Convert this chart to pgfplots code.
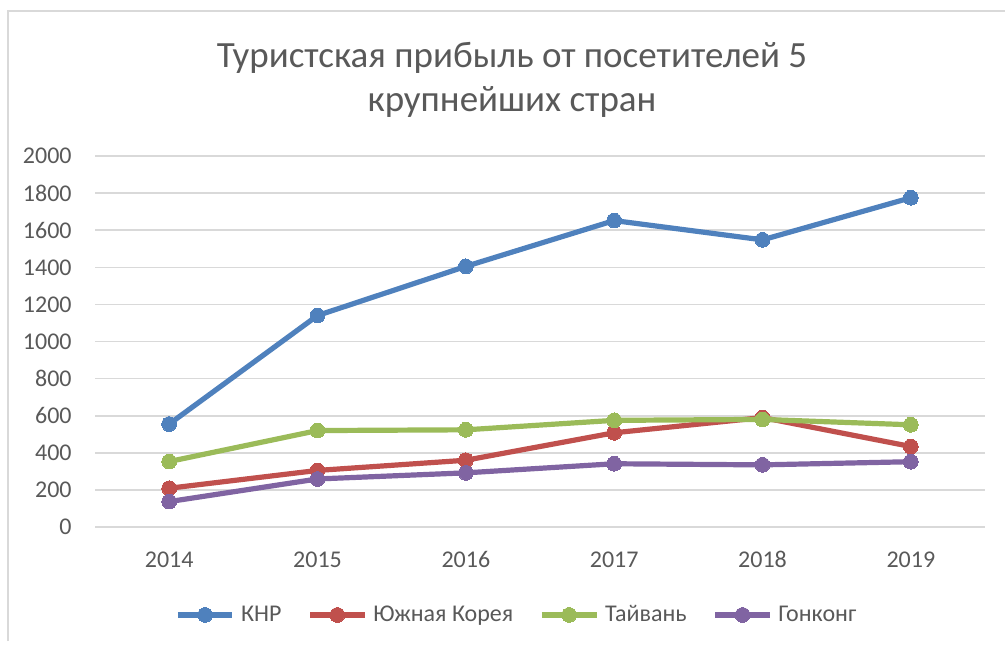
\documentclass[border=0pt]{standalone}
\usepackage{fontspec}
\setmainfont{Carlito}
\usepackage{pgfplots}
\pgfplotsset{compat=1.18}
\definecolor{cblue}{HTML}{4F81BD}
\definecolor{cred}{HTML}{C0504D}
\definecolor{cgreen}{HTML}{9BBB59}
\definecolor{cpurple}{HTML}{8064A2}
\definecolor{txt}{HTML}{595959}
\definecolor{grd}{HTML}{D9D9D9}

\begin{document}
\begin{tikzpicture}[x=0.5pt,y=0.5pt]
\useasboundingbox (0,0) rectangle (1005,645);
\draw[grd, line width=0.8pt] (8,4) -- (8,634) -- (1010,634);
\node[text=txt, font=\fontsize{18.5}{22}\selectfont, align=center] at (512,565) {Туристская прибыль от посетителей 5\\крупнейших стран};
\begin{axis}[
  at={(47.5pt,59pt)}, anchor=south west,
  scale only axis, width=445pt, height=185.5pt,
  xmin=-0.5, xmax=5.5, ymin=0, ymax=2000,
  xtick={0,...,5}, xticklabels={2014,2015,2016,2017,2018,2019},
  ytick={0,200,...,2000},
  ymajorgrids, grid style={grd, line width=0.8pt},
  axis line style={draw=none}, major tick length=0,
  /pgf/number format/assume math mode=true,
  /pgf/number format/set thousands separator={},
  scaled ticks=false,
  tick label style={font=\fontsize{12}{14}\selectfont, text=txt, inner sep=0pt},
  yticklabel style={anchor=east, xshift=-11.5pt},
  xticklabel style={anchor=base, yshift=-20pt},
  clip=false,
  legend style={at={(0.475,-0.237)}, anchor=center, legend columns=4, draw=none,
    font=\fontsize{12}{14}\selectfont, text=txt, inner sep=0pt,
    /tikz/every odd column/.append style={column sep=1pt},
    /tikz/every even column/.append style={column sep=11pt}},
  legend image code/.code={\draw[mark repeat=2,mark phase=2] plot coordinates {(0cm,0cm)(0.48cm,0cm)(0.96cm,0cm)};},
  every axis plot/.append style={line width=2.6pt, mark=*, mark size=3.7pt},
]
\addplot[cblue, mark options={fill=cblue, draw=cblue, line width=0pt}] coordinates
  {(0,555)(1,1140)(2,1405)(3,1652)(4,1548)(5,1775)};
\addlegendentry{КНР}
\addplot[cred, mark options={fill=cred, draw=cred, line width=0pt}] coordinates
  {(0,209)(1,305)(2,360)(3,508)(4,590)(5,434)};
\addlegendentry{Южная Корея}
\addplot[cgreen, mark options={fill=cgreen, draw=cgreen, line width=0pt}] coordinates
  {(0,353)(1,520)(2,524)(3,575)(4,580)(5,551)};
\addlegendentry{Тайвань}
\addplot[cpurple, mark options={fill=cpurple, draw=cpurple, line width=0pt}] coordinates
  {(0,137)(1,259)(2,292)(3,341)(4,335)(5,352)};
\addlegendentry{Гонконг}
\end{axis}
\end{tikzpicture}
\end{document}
...
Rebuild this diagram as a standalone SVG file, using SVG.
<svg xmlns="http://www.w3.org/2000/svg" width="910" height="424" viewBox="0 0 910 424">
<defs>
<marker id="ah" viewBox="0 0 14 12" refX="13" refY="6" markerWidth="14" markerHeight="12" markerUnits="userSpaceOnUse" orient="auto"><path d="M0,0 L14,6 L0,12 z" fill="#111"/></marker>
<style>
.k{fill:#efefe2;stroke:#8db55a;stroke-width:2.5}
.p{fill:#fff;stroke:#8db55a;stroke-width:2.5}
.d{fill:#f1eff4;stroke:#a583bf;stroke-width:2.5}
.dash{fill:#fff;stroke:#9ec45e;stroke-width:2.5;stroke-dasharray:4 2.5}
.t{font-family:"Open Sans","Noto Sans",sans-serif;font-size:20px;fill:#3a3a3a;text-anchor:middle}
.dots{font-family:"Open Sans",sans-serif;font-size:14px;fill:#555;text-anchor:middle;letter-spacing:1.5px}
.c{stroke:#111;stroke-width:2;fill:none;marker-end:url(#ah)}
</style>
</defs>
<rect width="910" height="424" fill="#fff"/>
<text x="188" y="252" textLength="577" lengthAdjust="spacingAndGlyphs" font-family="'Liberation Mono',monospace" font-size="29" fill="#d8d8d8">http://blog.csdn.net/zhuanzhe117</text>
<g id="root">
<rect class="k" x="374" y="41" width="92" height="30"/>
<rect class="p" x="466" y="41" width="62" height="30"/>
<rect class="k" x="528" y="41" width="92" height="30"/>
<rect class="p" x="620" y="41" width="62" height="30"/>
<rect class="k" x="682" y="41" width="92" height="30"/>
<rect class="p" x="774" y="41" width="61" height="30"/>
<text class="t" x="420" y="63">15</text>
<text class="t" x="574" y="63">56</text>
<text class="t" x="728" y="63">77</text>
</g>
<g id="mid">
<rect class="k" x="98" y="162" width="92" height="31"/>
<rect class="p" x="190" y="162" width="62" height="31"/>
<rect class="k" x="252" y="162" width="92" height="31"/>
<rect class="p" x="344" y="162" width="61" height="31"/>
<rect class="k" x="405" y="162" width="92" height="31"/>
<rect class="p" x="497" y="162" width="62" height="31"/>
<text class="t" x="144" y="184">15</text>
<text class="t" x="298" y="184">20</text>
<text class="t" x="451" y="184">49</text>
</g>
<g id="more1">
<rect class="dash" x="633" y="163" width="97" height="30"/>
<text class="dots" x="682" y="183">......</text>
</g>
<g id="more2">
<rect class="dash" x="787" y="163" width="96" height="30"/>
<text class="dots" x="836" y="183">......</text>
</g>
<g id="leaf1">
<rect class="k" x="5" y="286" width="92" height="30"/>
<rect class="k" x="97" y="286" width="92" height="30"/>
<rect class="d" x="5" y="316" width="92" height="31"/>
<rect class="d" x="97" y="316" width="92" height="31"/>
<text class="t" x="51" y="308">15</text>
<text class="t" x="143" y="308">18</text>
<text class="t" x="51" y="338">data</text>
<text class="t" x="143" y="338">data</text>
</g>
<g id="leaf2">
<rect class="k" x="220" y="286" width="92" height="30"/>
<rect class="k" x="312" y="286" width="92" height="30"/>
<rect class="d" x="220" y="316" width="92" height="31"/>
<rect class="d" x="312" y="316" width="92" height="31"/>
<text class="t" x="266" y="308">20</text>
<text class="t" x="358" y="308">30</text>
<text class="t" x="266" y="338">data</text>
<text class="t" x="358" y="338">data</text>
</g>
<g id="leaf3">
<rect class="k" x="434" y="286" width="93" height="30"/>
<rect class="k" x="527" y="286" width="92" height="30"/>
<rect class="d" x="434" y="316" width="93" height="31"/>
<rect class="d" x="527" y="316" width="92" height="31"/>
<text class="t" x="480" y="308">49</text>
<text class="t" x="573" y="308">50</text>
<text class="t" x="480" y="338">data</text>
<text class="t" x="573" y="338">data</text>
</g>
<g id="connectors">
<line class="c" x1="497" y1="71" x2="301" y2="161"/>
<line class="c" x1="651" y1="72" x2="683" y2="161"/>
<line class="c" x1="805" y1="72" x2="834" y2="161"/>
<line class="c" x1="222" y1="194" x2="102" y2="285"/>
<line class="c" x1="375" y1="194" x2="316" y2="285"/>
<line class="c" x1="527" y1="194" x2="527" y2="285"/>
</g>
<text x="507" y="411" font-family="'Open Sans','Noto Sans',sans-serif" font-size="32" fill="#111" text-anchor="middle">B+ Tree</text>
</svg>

* _GOAL_
Extract each line holding the word "code" from the records.

* _ANSWER TO THIS EXERCISE_
Convert this chart to pgfplots code.
  legend image code/.code={\draw[mark repeat=2,mark phase=2] plot coordinates {(0cm,0cm)(0.48cm,0cm)(0.96cm,0cm)};},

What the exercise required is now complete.